Robinson, though, endured the racial taunts from the crowd and his white opponents. His manager was an outspoken critic of having a black on the team, and his own team signed a petition refusing to work with him.

Robinson was the better man. He depended on his athletic skills. His line drives sent shudders through the fielders and his fearless base running defied convention. Even if he wasn’t wanted by everyone, Robinson earned everyone’s respect simply because of his superior play.

The baseball field was his workplace and he was bringing diversity to it as an African-American. Once white-only baseball rosters are now loaded with blacks, Latinos, and Asians because of his breakthrough.

More than that, Robinson became a cultural icon by people who didn’t know a slider from a Texas leaguer. Because his every move was watched by tens of thousands each day, Robinson showed the value of character, dedication, courage, dignity, and grace under pressure.

Robinson’s was a shared American experience. He was a Civil Rights activist and Freedom Rider before those things existed. From the people who attended the games each day, to those who read about his performance in newspaper stories or box scores or listened to them on the radio, everyone in the country learned from him.
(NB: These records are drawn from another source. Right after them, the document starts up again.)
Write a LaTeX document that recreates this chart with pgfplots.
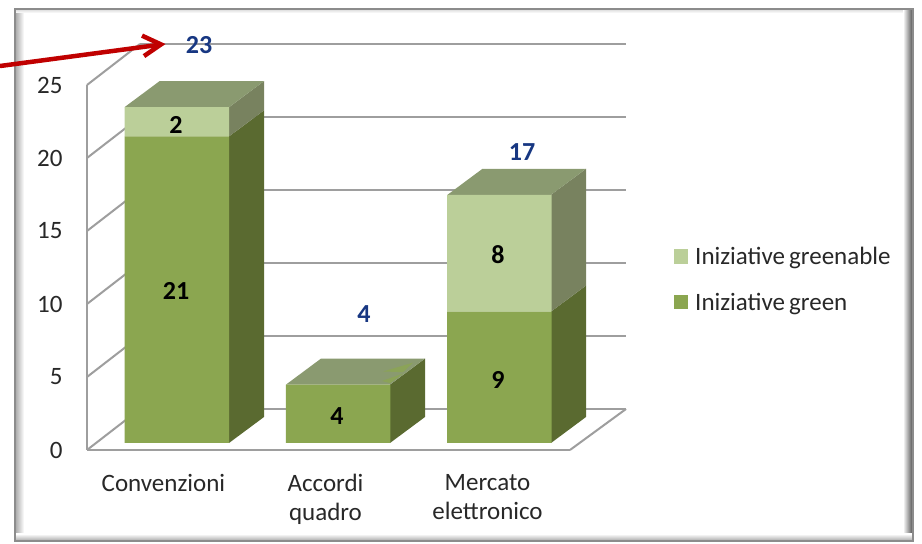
\documentclass[border=0pt]{standalone}
\usepackage{pgfplots}
\pgfplotsset{compat=1.18}
\usepackage{fontspec}
\setmainfont{Carlito}
\definecolor{gfront}{RGB}{139,166,80}
\definecolor{lfront}{RGB}{187,207,153}
\definecolor{gside}{RGB}{90,106,48}
\definecolor{lside}{RGB}{120,130,95}
\definecolor{gtop}{RGB}{138,154,112}
\definecolor{wall}{RGB}{158,158,158}
\definecolor{total}{RGB}{23,55,130}
\definecolor{arrowred}{RGB}{192,0,0}
\definecolor{txt}{RGB}{40,40,40}
\pgfplotsset{
  px/.style={at={(0pt,0pt)},anchor=south west,scale only axis,width=922pt,height=544pt,
    xmin=0,xmax=922,ymin=-6.918,ymax=30.342,hide axis,clip=false},
  gl/.style={draw=wall,line width=2pt,mark=none,forget plot},
  face/.style={fill=#1,draw=none,mark=none,forget plot},
}
\newcommand{\fs}{\fontsize{25}{29}\selectfont}
\newcommand{\fb}{\fontsize{26}{29}\selectfont\bfseries}
\begin{document}
\begin{tikzpicture}[x=1pt,y=1pt]
\useasboundingbox (0,0) rectangle (922,544);
\fill[white] (0,0) rectangle (922,544);
% frame
\shade[left color=black!35,right color=white] (15,3) rectangle (24,535);
\shade[top color=black!15,bottom color=white] (15,535) rectangle (908,531);
\shade[left color=white,right color=black!70] (903,3) rectangle (913,535);
\shade[top color=white,bottom color=black!35] (15,10) rectangle (913,3);
\draw[black!45,line width=1.5pt] (15,3) rectangle (913,535);
% value axis and categories
\begin{axis}[at={(87pt,94pt)},anchor=south west,scale only axis,width=483pt,height=365pt,
  xmin=-0.472,xmax=2.509,ymin=0,ymax=25,
  axis x line=bottom,axis y line=left,axis line style={draw=wall,line width=2pt,-},
  xtick={0,1,2},ytick={0,5,10,15,20,25},
  xticklabels={Convenzioni,{Accordi\\quadro},{Mercato\\elettronico}},
  major tick length=0pt,
  /pgf/number format/assume math mode=true,
  tick label style={font=\fs,text=txt},
  xticklabel style={align=center,yshift=-21pt},
  yticklabel style={xshift=-21pt},
]
\addplot[draw=none,mark=none] coordinates {(0,0)};
\end{axis}
% back wall and solids
\begin{axis}[px]
\addplot[gl] coordinates {(140,2.329)(626,2.329)};
\addplot[gl] coordinates {(140,7.329)(626,7.329)};
\addplot[gl] coordinates {(140,12.329)(626,12.329)};
\addplot[gl] coordinates {(140,17.329)(626,17.329)};
\addplot[gl] coordinates {(140,22.329)(626,22.329)};
\addplot[gl] coordinates {(140,27.329)(626,27.329)};
\addplot[gl] coordinates {(87,-0.479)(140,2.329)};
\addplot[gl] coordinates {(87,4.521)(140,7.329)};
\addplot[gl] coordinates {(87,9.521)(140,12.329)};
\addplot[gl] coordinates {(87,14.521)(140,17.329)};
\addplot[gl] coordinates {(87,19.521)(140,22.329)};
\addplot[gl] coordinates {(87,24.521)(140,27.329)};
\addplot[gl] coordinates {(570,-0.479)(626,2.329)};
% bar 1
\addplot[face=gside] coordinates {(229,0)(264,1.781)(264,22.781)(229,21)} --cycle;
\addplot[face=lside] coordinates {(229,21)(264,22.781)(264,24.781)(229,23)} --cycle;
\addplot[face=gtop] coordinates {(124.5,23)(159.5,24.781)(264,24.781)(229,23)} --cycle;
% bar 2
\addplot[face=gside] coordinates {(390,0)(425,1.781)(425,5.781)(390,4)} --cycle;
\addplot[face=gtop] coordinates {(286,4)(321,5.781)(425,5.781)(390,4)} --cycle;
\addplot[fill=gfront!75!gtop,draw=none,mark=none,forget plot] coordinates {(383,4.9)(413,5.5)(403,4.85)} --cycle;
\addplot[fill=gfront!75!gtop,draw=none,mark=none,forget plot] coordinates {(382,4.25)(403,4.75)(390,4.1)} --cycle;
% bar 3
\addplot[face=gside] coordinates {(551,0)(586,1.781)(586,10.781)(551,9)} --cycle;
\addplot[face=lside] coordinates {(551,9)(586,10.781)(586,18.781)(551,17)} --cycle;
\addplot[face=gtop] coordinates {(447.5,17)(482.5,18.781)(586,18.781)(551,17)} --cycle;
\end{axis}
% stacked front faces
\begin{axis}[px,ybar stacked,bar width=104.5pt]
\addplot[fill=gfront,draw=none] coordinates {(176.75,21)(338,4)(499.25,9)};
\addplot[fill=lfront,draw=none] coordinates {(176.75,2)(338,0)(499.25,8)};
\end{axis}
% labels, legend, arrow
\begin{axis}[px,
  legend style={at={(axis cs:674,13.57)},anchor=north west,draw=none,fill=none,
    font=\fs,text=txt,row sep=23pt,inner sep=0pt,
    /tikz/every odd column/.style={column sep=5pt}},
  legend cell align=left,
  legend image code/.code={\fill[#1] (0pt,-7pt) rectangle (14pt,7pt);},
]
\addlegendimage{fill=lfront,draw=none}
\addlegendentry{Iniziative\hspace{4pt}greenable}
\addlegendimage{fill=gfront,draw=none}
\addlegendentry{Iniziative\hspace{4pt}green}
\addplot[draw=none,mark=none,point meta=explicit symbolic,nodes near coords,
  nodes near coords align={center},
  every node near coord/.style={font=\fb,text=black,inner sep=0pt,anchor=center}]
  table[x=x,y=y,meta=l] {
x y l
176 10.41 21
176 21.78 2
337 1.85 4
498 12.88 8
498 4.3 9
};
\addplot[draw=none,mark=none,point meta=explicit symbolic,nodes near coords,
  nodes near coords align={center},
  every node near coord/.style={font=\fb,text=total,inner sep=0pt,anchor=center}]
  table[x=x,y=y,meta=l] {
x y l
199 27.24 23
364 8.83 4
522 19.93 17
};
\addplot[draw=arrowred,line width=4.5pt,mark=none,forget plot] coordinates {(0,25.82)(160,27.28)};
\addplot[draw=arrowred,line width=4.5pt,mark=none,line join=miter,forget plot] coordinates {(142,27.9)(161,27.3)(144,26.5)};
\end{axis}
\end{tikzpicture}
\end{document}
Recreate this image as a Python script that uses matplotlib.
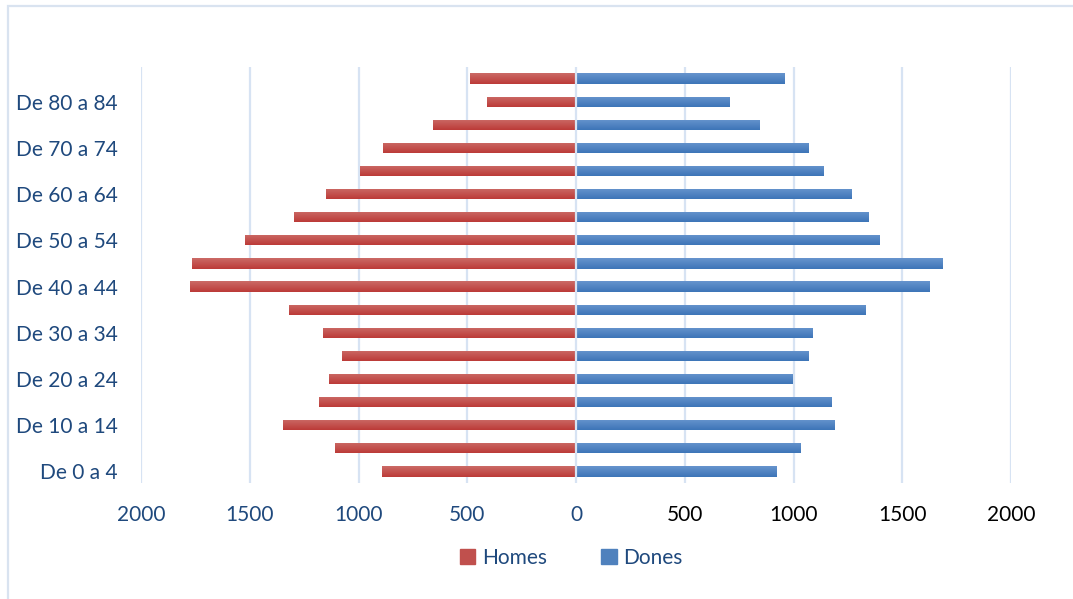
import numpy as np
import matplotlib
matplotlib.use("Agg")
import matplotlib.pyplot as plt
from matplotlib.patches import Rectangle
from matplotlib.colors import LinearSegmentedColormap

plt.rcParams['font.family'] = ['Lato', 'DejaVu Sans']

# Age groups, youngest first
groups = ["De 0 a 4", "De 5 a 9", "De 10 a 14", "De 15 a 19", "De 20 a 24",
          "De 25 a 29", "De 30 a 34", "De 35 a 39", "De 40 a 44", "De 45 a 49",
          "De 50 a 54", "De 55 a 59", "De 60 a 64", "De 65 a 69", "De 70 a 74",
          "De 75 a 79", "De 80 a 84", "85 i més"]
homes = [890, 1106, 1345, 1180, 1134, 1074, 1162, 1318, 1773, 1764,
         1520, 1295, 1148, 992, 886, 656, 408, 486]
dones = [921, 1031, 1188, 1174, 995, 1068, 1087, 1330, 1624, 1684,
         1395, 1344, 1266, 1137, 1068, 843, 705, 958]
xticks = [-2000, -1500, -1000, -500, 0, 500, 1000, 1500, 2000]

navy = "#1F497D"
grid_c = "#D7E3F3"

fig = plt.figure(figsize=(10.73, 5.99), dpi=100)
ax = fig.add_axes([141 / 1073, 1 - 483 / 599, 870 / 1073, 416 / 599])

y = np.arange(len(groups))
bh = 0.44
bars_h = ax.barh(y, [-v for v in homes], height=bh, color="#C0504D", zorder=2)
bars_d = ax.barh(y, dones, height=bh, color="#4F81BD", zorder=2)

# soft vertical shading on each bar (lighter on top)
def shade(bars, top, bottom):
    cmap = LinearSegmentedColormap.from_list("s", [bottom, top])
    grad = np.linspace(0, 1, 32).reshape(-1, 1)
    for b in bars:
        x0, y0 = b.get_x(), b.get_y()
        w, h = b.get_width(), b.get_height()
        im = ax.imshow(grad, cmap=cmap, origin="lower", aspect="auto",
                       extent=(x0, x0 + w, y0, y0 + h), zorder=2.5,
                       interpolation="bilinear")
        im.set_clip_path(b)

shade(bars_h, "#CB6A66", "#BC3B38")
shade(bars_d, "#6794CD", "#3D75B8")

ax.set_xlim(-2000, 2000)
ax.set_ylim(-0.5, len(groups) - 0.5)

for xv in xticks:
    if xv != 0:
        ax.axvline(xv, color=grid_c, lw=1.6, zorder=1)
ax.axvline(0, color=grid_c, lw=1.6, zorder=3)

ax.set_xticks(xticks)
ax.set_xticklabels([str(abs(v)) for v in xticks])
for lab, v in zip(ax.get_xticklabels(), xticks):
    lab.set_color(navy if v <= 0 else "black")
ax.set_yticks(y[::2])
ax.set_yticklabels(groups[::2], color=navy)
ax.tick_params(axis="both", length=0, labelsize=15)
ax.tick_params(axis="y", pad=17)
ax.tick_params(axis="x", pad=16)
for s in ax.spines.values():
    s.set_visible(False)

# legend
h1 = Rectangle((0, 0), 1, 1, color="#C0504D")
h2 = Rectangle((0, 0), 1, 1, color="#4F81BD")
leg = fig.legend([h1, h2], ["Homes", "Dones"], loc="center",
                 bbox_to_anchor=(571 / 1073, 1 - 558 / 599), ncol=2,
                 frameon=False, fontsize=15, handlelength=0.75, handleheight=0.75,
                 handletextpad=0.3, columnspacing=2.6, labelcolor=navy)

# chart frame
fig.patches.append(Rectangle((7.5 / 1073, -0.1), 1.2, 1 - 6.5 / 599 + 0.1,
                             transform=fig.transFigure, fill=False,
                             edgecolor="#D9E3F0", lw=1.6))

fig.savefig("out.png", dpi=100)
He taught us all to evaluate people around us on their talents and abilities, and not to value them on the color of their skin. He won admiration for his on-field achievements, but more than that he earned the respect of a nation that had fought for more than a century to escape its racial past.

You need not to have ever witnessed a baseball game or watched a movie on his life to appreciate that his was one of the seminal moments in the making of America. By fulfilling his personal dream to excel, he taught every worker to stand up for themselves and demonstrate that they deserved the respect of those around them.

It doesn’t matter if you are an immigrant accountant or farmer, a Latino nurse, or a white factory worker. Everyone in the United States has benefited from a black man brave enough to stand out proudly based on his talent. There could be no greater role model.